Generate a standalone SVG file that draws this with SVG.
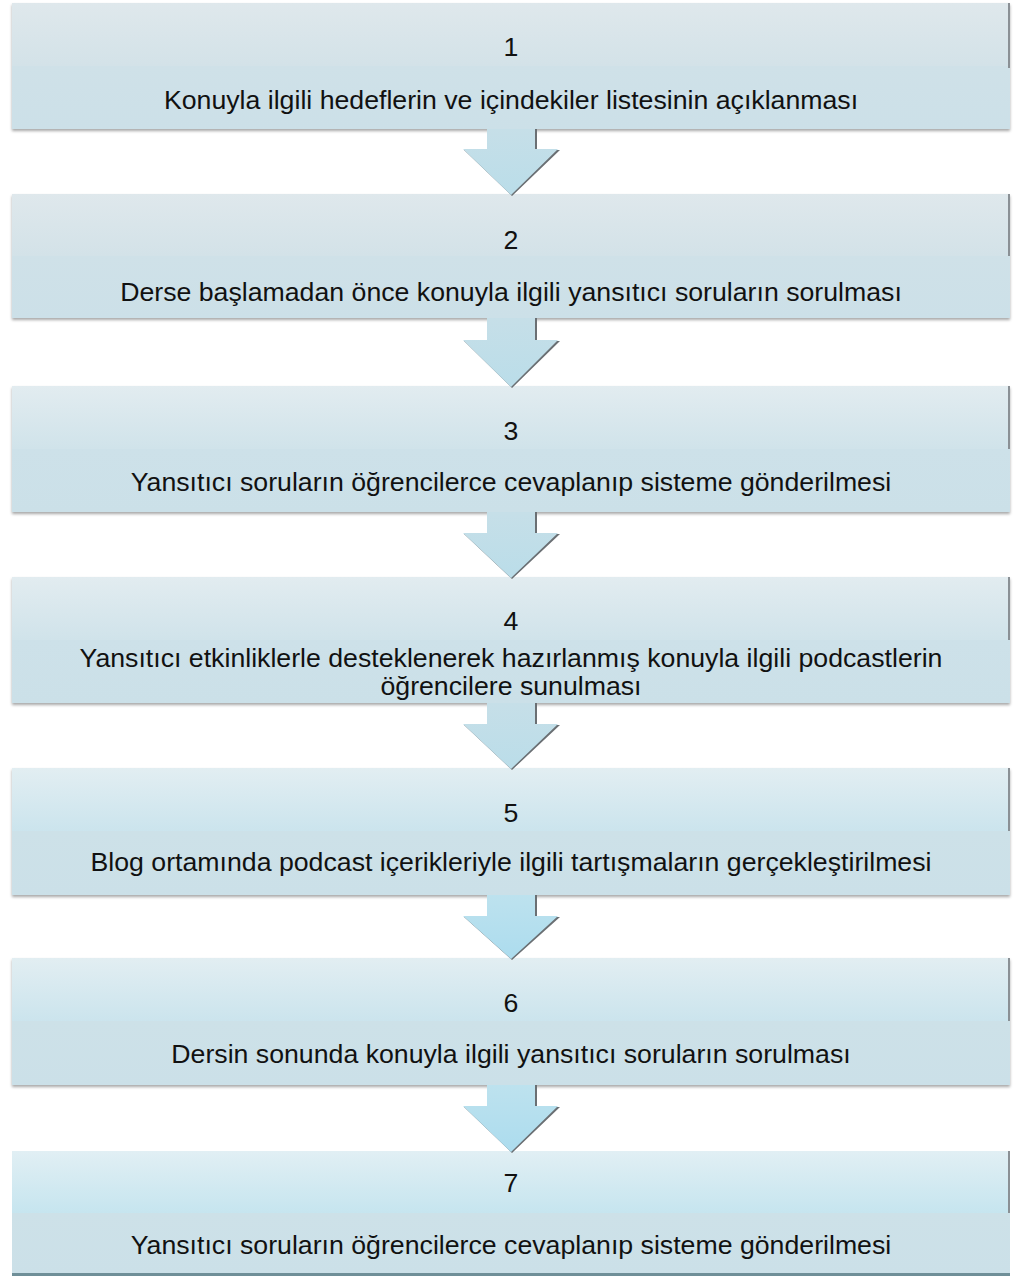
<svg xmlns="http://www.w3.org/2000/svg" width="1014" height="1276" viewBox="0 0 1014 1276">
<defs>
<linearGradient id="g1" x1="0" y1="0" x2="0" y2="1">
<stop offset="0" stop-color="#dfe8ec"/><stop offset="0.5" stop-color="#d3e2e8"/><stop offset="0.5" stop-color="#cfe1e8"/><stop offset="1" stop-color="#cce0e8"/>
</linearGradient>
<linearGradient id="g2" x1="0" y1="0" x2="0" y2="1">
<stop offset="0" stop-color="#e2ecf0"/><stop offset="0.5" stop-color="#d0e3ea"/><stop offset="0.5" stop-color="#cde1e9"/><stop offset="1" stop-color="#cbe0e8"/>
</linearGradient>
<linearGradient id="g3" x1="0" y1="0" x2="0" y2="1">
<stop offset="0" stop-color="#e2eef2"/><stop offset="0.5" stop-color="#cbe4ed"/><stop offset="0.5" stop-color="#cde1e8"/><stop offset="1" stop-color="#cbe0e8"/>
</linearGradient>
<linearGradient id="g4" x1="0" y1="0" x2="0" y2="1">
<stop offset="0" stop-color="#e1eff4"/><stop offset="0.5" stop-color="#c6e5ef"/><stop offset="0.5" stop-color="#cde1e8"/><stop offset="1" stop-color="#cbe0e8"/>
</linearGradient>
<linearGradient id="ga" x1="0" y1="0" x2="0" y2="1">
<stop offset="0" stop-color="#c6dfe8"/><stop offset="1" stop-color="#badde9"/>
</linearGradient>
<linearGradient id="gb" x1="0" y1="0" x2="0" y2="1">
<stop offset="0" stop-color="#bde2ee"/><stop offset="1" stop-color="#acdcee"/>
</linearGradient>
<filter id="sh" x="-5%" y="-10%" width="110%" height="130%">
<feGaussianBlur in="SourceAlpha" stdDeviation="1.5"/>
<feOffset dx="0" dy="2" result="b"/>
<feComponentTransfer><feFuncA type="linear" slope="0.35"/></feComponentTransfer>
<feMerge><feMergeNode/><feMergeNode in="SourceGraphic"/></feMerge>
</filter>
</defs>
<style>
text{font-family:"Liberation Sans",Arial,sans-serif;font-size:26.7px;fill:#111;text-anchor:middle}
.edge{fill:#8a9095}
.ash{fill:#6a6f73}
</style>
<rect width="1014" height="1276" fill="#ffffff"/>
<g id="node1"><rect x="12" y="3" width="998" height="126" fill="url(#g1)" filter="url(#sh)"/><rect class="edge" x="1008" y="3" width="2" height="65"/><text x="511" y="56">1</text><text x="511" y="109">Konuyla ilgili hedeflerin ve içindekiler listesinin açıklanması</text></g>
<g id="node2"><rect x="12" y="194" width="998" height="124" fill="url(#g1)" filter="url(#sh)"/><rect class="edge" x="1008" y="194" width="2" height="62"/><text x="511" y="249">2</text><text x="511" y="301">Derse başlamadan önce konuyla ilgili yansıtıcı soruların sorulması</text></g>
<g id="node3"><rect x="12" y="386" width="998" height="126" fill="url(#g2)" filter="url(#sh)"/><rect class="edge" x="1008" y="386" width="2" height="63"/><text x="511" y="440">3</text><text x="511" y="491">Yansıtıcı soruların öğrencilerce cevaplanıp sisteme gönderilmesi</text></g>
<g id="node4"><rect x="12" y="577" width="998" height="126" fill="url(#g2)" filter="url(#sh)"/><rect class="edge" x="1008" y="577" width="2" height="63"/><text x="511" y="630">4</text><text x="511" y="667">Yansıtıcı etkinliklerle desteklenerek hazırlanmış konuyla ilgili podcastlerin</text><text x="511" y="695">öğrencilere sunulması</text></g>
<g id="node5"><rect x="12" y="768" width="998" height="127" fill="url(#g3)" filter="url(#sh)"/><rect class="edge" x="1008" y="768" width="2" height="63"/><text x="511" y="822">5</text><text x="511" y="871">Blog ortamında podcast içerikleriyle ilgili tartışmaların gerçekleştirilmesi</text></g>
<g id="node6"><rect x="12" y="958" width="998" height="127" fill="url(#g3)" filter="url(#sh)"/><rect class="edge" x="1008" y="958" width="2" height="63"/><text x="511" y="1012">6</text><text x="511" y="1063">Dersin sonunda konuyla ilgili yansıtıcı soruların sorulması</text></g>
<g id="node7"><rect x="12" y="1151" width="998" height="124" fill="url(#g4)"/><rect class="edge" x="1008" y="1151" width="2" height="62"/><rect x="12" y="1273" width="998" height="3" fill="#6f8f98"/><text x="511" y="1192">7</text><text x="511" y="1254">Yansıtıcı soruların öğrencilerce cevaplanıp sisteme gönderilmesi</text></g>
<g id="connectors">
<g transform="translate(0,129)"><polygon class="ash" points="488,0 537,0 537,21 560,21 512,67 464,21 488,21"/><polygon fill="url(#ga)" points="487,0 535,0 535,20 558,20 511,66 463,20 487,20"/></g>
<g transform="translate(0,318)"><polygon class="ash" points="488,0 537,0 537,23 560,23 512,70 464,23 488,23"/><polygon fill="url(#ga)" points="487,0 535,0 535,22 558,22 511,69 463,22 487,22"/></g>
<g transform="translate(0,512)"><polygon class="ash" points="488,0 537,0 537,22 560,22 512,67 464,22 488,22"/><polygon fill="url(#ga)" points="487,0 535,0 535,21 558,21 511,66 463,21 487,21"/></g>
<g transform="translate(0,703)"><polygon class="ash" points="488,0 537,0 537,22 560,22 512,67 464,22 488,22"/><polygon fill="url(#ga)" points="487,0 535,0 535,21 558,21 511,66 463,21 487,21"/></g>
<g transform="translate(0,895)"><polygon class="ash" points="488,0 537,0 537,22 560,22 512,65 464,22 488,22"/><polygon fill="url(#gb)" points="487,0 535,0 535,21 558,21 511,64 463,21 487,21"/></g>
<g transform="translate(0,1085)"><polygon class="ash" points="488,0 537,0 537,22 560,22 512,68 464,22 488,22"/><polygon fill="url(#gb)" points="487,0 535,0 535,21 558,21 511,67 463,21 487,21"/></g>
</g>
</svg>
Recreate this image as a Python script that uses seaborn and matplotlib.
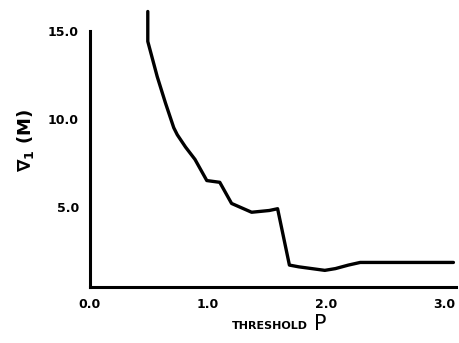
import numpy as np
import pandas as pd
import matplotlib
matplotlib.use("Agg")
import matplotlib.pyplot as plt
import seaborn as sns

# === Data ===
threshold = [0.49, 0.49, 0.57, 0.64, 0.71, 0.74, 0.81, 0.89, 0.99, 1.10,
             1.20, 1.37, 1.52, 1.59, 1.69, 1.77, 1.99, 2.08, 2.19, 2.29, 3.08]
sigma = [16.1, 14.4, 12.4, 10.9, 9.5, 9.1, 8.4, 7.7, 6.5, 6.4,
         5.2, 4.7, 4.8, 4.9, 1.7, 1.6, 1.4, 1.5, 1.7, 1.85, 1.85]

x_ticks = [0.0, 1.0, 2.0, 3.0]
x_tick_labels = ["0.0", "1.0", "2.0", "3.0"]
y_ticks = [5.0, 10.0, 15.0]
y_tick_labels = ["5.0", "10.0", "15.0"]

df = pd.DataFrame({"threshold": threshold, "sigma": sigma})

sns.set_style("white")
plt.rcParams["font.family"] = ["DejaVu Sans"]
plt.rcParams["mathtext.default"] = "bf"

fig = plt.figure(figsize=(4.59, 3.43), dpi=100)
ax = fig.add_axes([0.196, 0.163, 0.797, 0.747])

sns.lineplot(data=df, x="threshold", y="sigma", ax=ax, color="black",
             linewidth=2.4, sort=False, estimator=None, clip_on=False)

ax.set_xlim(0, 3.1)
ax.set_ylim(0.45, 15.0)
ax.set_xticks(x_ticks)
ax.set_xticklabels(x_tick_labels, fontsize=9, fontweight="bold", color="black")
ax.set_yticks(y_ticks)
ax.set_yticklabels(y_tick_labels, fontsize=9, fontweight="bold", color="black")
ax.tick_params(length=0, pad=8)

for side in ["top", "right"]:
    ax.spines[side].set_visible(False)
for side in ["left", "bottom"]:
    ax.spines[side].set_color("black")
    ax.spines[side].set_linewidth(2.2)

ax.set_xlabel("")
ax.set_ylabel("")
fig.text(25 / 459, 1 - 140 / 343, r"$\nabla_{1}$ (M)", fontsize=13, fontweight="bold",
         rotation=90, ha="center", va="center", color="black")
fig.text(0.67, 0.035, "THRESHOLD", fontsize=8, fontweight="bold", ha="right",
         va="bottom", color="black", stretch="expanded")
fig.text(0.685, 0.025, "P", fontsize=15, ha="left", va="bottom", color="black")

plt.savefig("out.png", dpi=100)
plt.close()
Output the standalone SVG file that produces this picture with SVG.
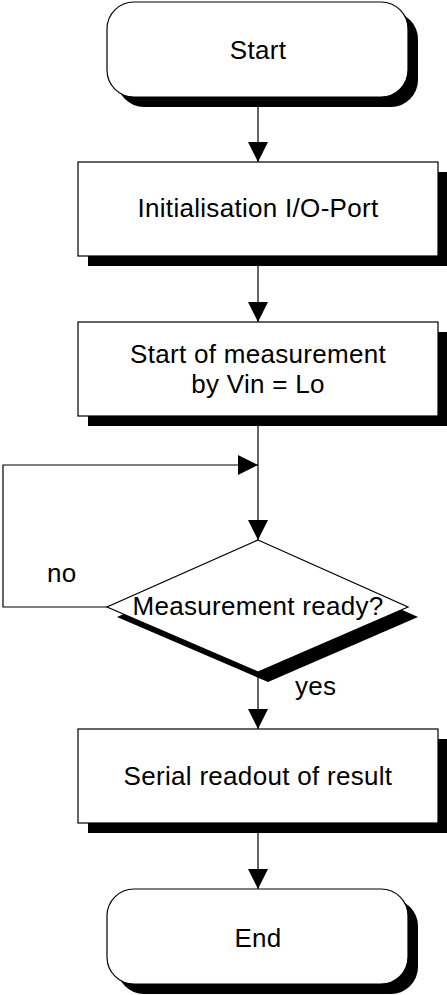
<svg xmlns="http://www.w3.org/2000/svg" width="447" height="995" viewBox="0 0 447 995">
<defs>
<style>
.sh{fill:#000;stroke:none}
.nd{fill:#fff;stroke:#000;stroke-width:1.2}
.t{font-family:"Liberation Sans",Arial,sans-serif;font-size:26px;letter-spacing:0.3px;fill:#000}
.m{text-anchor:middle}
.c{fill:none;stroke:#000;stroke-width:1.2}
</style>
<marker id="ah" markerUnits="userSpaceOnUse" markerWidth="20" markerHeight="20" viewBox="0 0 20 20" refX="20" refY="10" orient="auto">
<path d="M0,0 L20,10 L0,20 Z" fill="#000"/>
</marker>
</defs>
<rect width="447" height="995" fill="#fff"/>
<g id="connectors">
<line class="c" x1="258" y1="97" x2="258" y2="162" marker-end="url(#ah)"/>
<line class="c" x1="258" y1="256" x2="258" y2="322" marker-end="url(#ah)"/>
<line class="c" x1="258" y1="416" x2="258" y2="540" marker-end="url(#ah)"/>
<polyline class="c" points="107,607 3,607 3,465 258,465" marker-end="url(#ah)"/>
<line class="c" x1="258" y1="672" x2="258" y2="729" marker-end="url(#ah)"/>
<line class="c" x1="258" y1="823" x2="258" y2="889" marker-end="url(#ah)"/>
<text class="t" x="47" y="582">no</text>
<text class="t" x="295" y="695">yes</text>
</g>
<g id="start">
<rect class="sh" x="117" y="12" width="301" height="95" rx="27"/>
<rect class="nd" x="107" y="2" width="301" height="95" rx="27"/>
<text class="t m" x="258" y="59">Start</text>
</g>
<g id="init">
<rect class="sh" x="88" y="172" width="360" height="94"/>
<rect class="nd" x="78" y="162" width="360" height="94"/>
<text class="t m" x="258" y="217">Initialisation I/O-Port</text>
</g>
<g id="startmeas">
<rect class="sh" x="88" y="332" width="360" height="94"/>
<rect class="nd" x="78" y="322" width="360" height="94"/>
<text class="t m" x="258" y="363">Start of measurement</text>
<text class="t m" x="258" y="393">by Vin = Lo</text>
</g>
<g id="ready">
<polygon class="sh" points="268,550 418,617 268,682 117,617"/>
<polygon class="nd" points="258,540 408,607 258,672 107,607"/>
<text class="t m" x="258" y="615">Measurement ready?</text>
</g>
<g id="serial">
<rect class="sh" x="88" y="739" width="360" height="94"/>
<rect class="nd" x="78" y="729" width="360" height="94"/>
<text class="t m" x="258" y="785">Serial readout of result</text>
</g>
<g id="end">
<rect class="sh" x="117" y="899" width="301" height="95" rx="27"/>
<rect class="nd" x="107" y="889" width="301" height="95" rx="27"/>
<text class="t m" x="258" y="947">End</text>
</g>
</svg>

# # # # # # #

**Task description**
Word for word, restate the lines beginning with the one that has "Recreate this image" and ending with the one that has "linewidth=2.4, sort=False, estimator=None, clip_on=False)". Keep both ends and skip any pictures.

**Worked solution**
Recreate this image as a Python script that uses seaborn and matplotlib.
import numpy as np
import pandas as pd
import matplotlib
matplotlib.use("Agg")
import matplotlib.pyplot as plt
import seaborn as sns

# === Data ===
threshold = [0.49, 0.49, 0.57, 0.64, 0.71, 0.74, 0.81, 0.89, 0.99, 1.10,
             1.20, 1.37, 1.52, 1.59, 1.69, 1.77, 1.99, 2.08, 2.19, 2.29, 3.08]
sigma = [16.1, 14.4, 12.4, 10.9, 9.5, 9.1, 8.4, 7.7, 6.5, 6.4,
         5.2, 4.7, 4.8, 4.9, 1.7, 1.6, 1.4, 1.5, 1.7, 1.85, 1.85]

x_ticks = [0.0, 1.0, 2.0, 3.0]
x_tick_labels = ["0.0", "1.0", "2.0", "3.0"]
y_ticks = [5.0, 10.0, 15.0]
y_tick_labels = ["5.0", "10.0", "15.0"]

df = pd.DataFrame({"threshold": threshold, "sigma": sigma})

sns.set_style("white")
plt.rcParams["font.family"] = ["DejaVu Sans"]
plt.rcParams["mathtext.default"] = "bf"

fig = plt.figure(figsize=(4.59, 3.43), dpi=100)
ax = fig.add_axes([0.196, 0.163, 0.797, 0.747])

sns.lineplot(data=df, x="threshold", y="sigma", ax=ax, color="black",
             linewidth=2.4, sort=False, estimator=None, clip_on=False)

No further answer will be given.